The country’s Bundesbank is set to repatriate a large hoard from its holding in New York and all of its bullion from Paris, the German newspaper Handelsblatt has reported.
Germany’s Bundesbank owns nearly 3,400 tonnes of gold – only the US has a bigger reserve.
Safe keeping: Germany is reportedly set to repatriate tonnes of gold
Until now Germany has been happy to store part of its reserves in vaults at foreign central banks – an estimated 45 per cent at the Federal Reserve Bank of New York, 11 per cent the Banque de France and 13 per cent at the Bank of England. Just 31 per cent is held at its headquarters in Frankfurt.
Much of the gold stashed abroad as been there since the Cold War, when it was moved for safety amid fears of a Soviet invasion.
But now the bank is reportedly planning to overhaul this distribution, leaving just small amounts in the US and UK for trading and liquidity in dollars and sterling and bringing the rest back to Germany, worth an estimated $200 billion.
Bundesbank board member Carl-Ludwig Thiele claimed last year that there is no longer a need to hold gold abroad, now Germany is at peace.
However critics fear Germany’s move could prompt other central banks to repatriate their gold, undermining the role of the US and UK as key custodians of the commodity.

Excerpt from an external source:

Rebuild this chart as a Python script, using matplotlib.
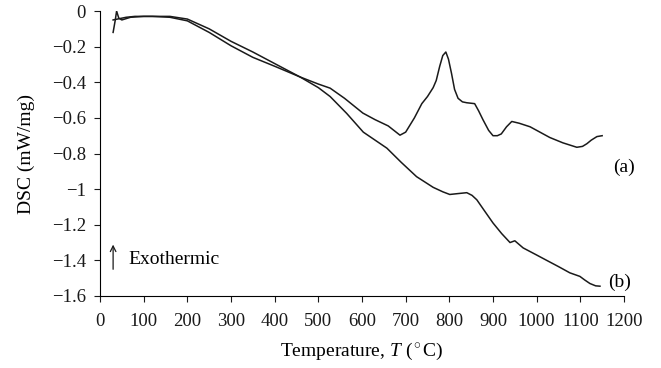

Walls of wealth: Gold reserves at the Federal Reserve building in New York
The timing of the decision – amid continued uncertainty in global markets and ongoing turbulence in the eurozone – is also likely to prompt accusations that Germany is preparing for the eventuality of an escalation of the global financial crisis.
The move comes just months after the German Federal Court of Auditors called on the Bundesbank to carry out a physical inspection of the gold reserves it stores at foreign banks.
At the time it was thought the precious metal holdings had never been fully checked.
The central bank was taken aback and maintained it did not see the need for more scrutiny in overseeing the reserves, saying ‘there is no doubt about the integrity of the foreign storage sites’.
However, the debate on the gold reserves continued to simmer, with some conspiracy theorists questioning their existence and a few politicians calling for some of the reserves to be retrieved.
Germany has around eight times more gold than the UK, after Gordon Brown sold more than half of the UK’s reserves between 1999 and 2002 when prices were at a 20-year low.
Analysts say gold could still hit $2000/oz this year, meaning the UK could have sold its gold for £16billion, as opposed to £2billion.